Safe Travels By Rail

The Amtrak train that derailed in May, killing eight and wounding more than 200, left plenty of frequent travelers wondering about the safety of railroad transportation.

Though airline crashes are often more visible and spectacularly awful, statistics tell us that rail travel is riskier than commercial air travel (which, in fact, is the safest form of long-distance transportation in the United States).

Thirteen people died in Amtrak accidents in 2014, according to the Federal Railroad Administration. That number includes people hit by trains. Rankings in safety, according to a 2013 study published in Research in Transportation Economics, show the No. 1 riskiest mode of transportation is auto travel. The thousands of people killed in auto accidents beat rail travel accident numbers by a wide margin, but rail travel is still four times as dangerous as bus travel. And both are still less safe than airline travel.

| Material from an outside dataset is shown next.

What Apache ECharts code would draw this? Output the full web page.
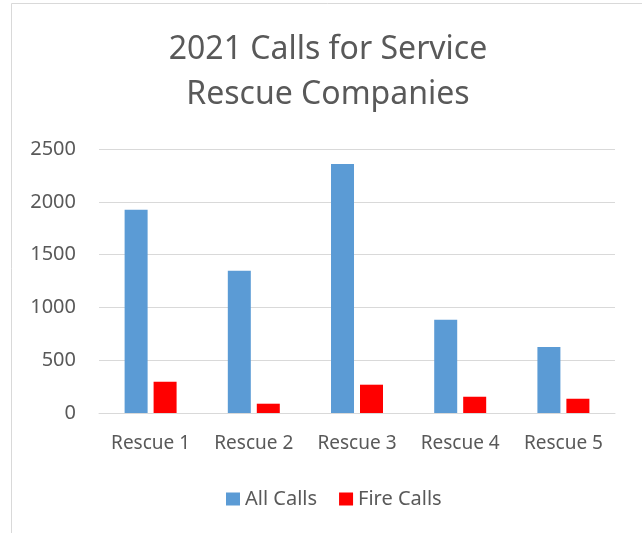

Sadly, many high-profile rail accidents in recent news have been the result of human error, recklessness or sleep deprivation.

Remember that although rail accidents often claim more lives at a time than auto accidents, trains are still a relatively safe way to travel—and increased scrutiny of the rail industry may result in increased safety standards.

In fact, the Federal Railroad Administration issued a safety advisory in June, calling for railroads to identify locations along their routes where trains need to reduce their speed by more than 20 miles per hour. The administration also called for additional signage alerting engineers of the maximum authorized train speed through the system, with particular emphasis at curve locations where significant speed reductions are required.

Personal safety tips

Operation Lifesaver, a not-for-profit public education program for consumers about the rail industry, cautions passengers to take these precautions:

  • Stay alert. Never sit on the edge of a station platform or get close to it.
  • Hold tight to poles or seats and be careful when getting on and off the train.
  • Don’t leave your belongings unattended.
  • Don’t cross tracks unless you’re at an explicitly marked crossing.

In addition, every traveler should adopt the Homeland Security motto, “If you see something, say something,” reporting suspicious activity or safety lapses that could harm you and your fellow travelers. Amtrak encourages travelers who notice something to speak with on-duty officers, station personnel or the train crew members. You can also call the 24-hour call center (800-331-0008) or 911 to report anything unusual aboard your train.